### Supplied material
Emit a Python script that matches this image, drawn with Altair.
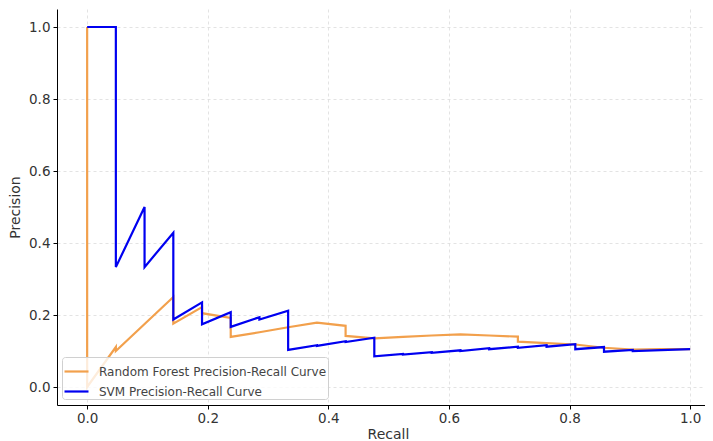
import altair as alt
import pandas as pd

series_names = ["Random Forest Precision-Recall Curve", "SVM Precision-Recall Curve"]
series_colors = ["#f2a04c", "#0000f0"]
tick_values = [0.0, 0.2, 0.4, 0.6, 0.8, 1.0]

rf_recall = [0.0, 0.0, 0.0476, 0.0476, 0.1429, 0.1429, 0.1905, 0.1905, 0.2381, 0.2381,
             0.2857, 0.3333, 0.381, 0.4286, 0.4286, 0.4762, 0.5238, 0.5714, 0.619, 0.6667,
             0.7143, 0.7143, 0.7619, 0.8095, 0.8571, 0.9048, 0.9524, 1.0]
rf_precision = [1.0, 0.0, 0.111, 0.100, 0.250, 0.176, 0.222, 0.205, 0.192, 0.139,
                0.152, 0.166, 0.179, 0.170, 0.142, 0.135, 0.139, 0.143, 0.146, 0.143,
                0.140, 0.126, 0.122, 0.118, 0.109, 0.104, 0.105, 0.105]

svm_recall = [0.0, 0.0476, 0.0476, 0.0952, 0.0952, 0.1429, 0.1429, 0.1905, 0.1905, 0.2381,
              0.2381, 0.2857, 0.2857, 0.3333, 0.3333, 0.381, 0.381, 0.4286, 0.4286, 0.4762,
              0.4762, 0.5238, 0.5238, 0.5714, 0.5714, 0.619, 0.619, 0.6667, 0.6667, 0.7143,
              0.7143, 0.7619, 0.7619, 0.8095, 0.8095, 0.8571, 0.8571, 0.9048, 0.9048, 1.0]
svm_precision = [1.0, 1.0, 0.333, 0.5, 0.333, 0.4286, 0.1875, 0.235, 0.174, 0.208,
                 0.167, 0.194, 0.1875, 0.212, 0.103, 0.116, 0.114, 0.127, 0.125, 0.137,
                 0.085, 0.092, 0.090, 0.097, 0.095, 0.102, 0.100, 0.108, 0.105, 0.112,
                 0.109, 0.116, 0.112, 0.119, 0.105, 0.111, 0.098, 0.103, 0.100, 0.105]

rows = []
for name, rs, ps in ((series_names[0], rf_recall, rf_precision),
                     (series_names[1], svm_recall, svm_precision)):
    for i, (r, p) in enumerate(zip(rs, ps)):
        rows.append({"series": name, "recall": r, "precision": p, "idx": i})
df = pd.DataFrame(rows)

font = "DejaVu Sans"

chart = alt.Chart(df).mark_line(strokeWidth=2.2, strokeJoin="miter").encode(
    x=alt.X("recall:Q",
            scale=alt.Scale(domain=[-0.05, 1.0246], nice=False, zero=False),
            axis=alt.Axis(values=tick_values, format=".1f", title="Recall", titleX=331,
                          titlePadding=3, labelPadding=2)),
    y=alt.Y("precision:Q",
            scale=alt.Scale(domain=[-0.05, 1.05], nice=False, zero=False),
            axis=alt.Axis(values=tick_values, format=".1f", title="Precision",
                          titlePadding=6)),
    color=alt.Color("series:N",
                    scale=alt.Scale(domain=series_names, range=series_colors),
                    legend=alt.Legend(title=None, orient="none", legendX=5, legendY=348,
                                      symbolType="stroke", symbolSize=576,
                                      symbolStrokeWidth=2.2, labelFont=font,
                                      labelFontSize=12, labelColor="#444", labelLimit=0,
                                      labelOffset=9, padding=1, rowPadding=-6,
                                      strokeColor="#d0d0d0", fillColor="rgba(255,255,255,0.8)",
                                      cornerRadius=3)),
    order="idx:Q",
).properties(
    width=648, height=396,
    autosize=alt.AutoSizeParams(type="none"),
    padding={"left": 49, "top": 1, "right": 0, "bottom": 36},
).configure_view(stroke=None).configure_axis(
    labelFont=font, labelFontSize=13.5, labelColor="#333",
    titleFont=font, titleFontSize=14, titleFontWeight="normal", titleColor="#333",
    domainColor="#000", domainWidth=1, tickColor="#000", tickSize=4,
    labelPadding=3, gridColor="#dcdcdc", gridDash=[3, 3], gridWidth=0.8,
)

chart.save("out.html", embed_options={"renderer": "svg", "actions": False})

### Challenge
Make an exact copy of the whole listing, but don't bring over any pictures.

### Result for this task
Emit a Python script that matches this image, drawn with Altair.
import altair as alt
import pandas as pd

series_names = ["Random Forest Precision-Recall Curve", "SVM Precision-Recall Curve"]
series_colors = ["#f2a04c", "#0000f0"]
tick_values = [0.0, 0.2, 0.4, 0.6, 0.8, 1.0]

rf_recall = [0.0, 0.0, 0.0476, 0.0476, 0.1429, 0.1429, 0.1905, 0.1905, 0.2381, 0.2381,
             0.2857, 0.3333, 0.381, 0.4286, 0.4286, 0.4762, 0.5238, 0.5714, 0.619, 0.6667,
             0.7143, 0.7143, 0.7619, 0.8095, 0.8571, 0.9048, 0.9524, 1.0]
rf_precision = [1.0, 0.0, 0.111, 0.100, 0.250, 0.176, 0.222, 0.205, 0.192, 0.139,
                0.152, 0.166, 0.179, 0.170, 0.142, 0.135, 0.139, 0.143, 0.146, 0.143,
                0.140, 0.126, 0.122, 0.118, 0.109, 0.104, 0.105, 0.105]

svm_recall = [0.0, 0.0476, 0.0476, 0.0952, 0.0952, 0.1429, 0.1429, 0.1905, 0.1905, 0.2381,
              0.2381, 0.2857, 0.2857, 0.3333, 0.3333, 0.381, 0.381, 0.4286, 0.4286, 0.4762,
              0.4762, 0.5238, 0.5238, 0.5714, 0.5714, 0.619, 0.619, 0.6667, 0.6667, 0.7143,
              0.7143, 0.7619, 0.7619, 0.8095, 0.8095, 0.8571, 0.8571, 0.9048, 0.9048, 1.0]
svm_precision = [1.0, 1.0, 0.333, 0.5, 0.333, 0.4286, 0.1875, 0.235, 0.174, 0.208,
                 0.167, 0.194, 0.1875, 0.212, 0.103, 0.116, 0.114, 0.127, 0.125, 0.137,
                 0.085, 0.092, 0.090, 0.097, 0.095, 0.102, 0.100, 0.108, 0.105, 0.112,
                 0.109, 0.116, 0.112, 0.119, 0.105, 0.111, 0.098, 0.103, 0.100, 0.105]

rows = []
for name, rs, ps in ((series_names[0], rf_recall, rf_precision),
                     (series_names[1], svm_recall, svm_precision)):
    for i, (r, p) in enumerate(zip(rs, ps)):
        rows.append({"series": name, "recall": r, "precision": p, "idx": i})
df = pd.DataFrame(rows)

font = "DejaVu Sans"

chart = alt.Chart(df).mark_line(strokeWidth=2.2, strokeJoin="miter").encode(
    x=alt.X("recall:Q",
            scale=alt.Scale(domain=[-0.05, 1.0246], nice=False, zero=False),
            axis=alt.Axis(values=tick_values, format=".1f", title="Recall", titleX=331,
                          titlePadding=3, labelPadding=2)),
    y=alt.Y("precision:Q",
            scale=alt.Scale(domain=[-0.05, 1.05], nice=False, zero=False),
            axis=alt.Axis(values=tick_values, format=".1f", title="Precision",
                          titlePadding=6)),
    color=alt.Color("series:N",
                    scale=alt.Scale(domain=series_names, range=series_colors),
                    legend=alt.Legend(title=None, orient="none", legendX=5, legendY=348,
                                      symbolType="stroke", symbolSize=576,
                                      symbolStrokeWidth=2.2, labelFont=font,
                                      labelFontSize=12, labelColor="#444", labelLimit=0,
                                      labelOffset=9, padding=1, rowPadding=-6,
                                      strokeColor="#d0d0d0", fillColor="rgba(255,255,255,0.8)",
                                      cornerRadius=3)),
    order="idx:Q",
).properties(
    width=648, height=396,
    autosize=alt.AutoSizeParams(type="none"),
    padding={"left": 49, "top": 1, "right": 0, "bottom": 36},
).configure_view(stroke=None).configure_axis(
    labelFont=font, labelFontSize=13.5, labelColor="#333",
    titleFont=font, titleFontSize=14, titleFontWeight="normal", titleColor="#333",
    domainColor="#000", domainWidth=1, tickColor="#000", tickSize=4,
    labelPadding=3, gridColor="#dcdcdc", gridDash=[3, 3], gridWidth=0.8,
)

chart.save("out.html", embed_options={"renderer": "svg", "actions": False})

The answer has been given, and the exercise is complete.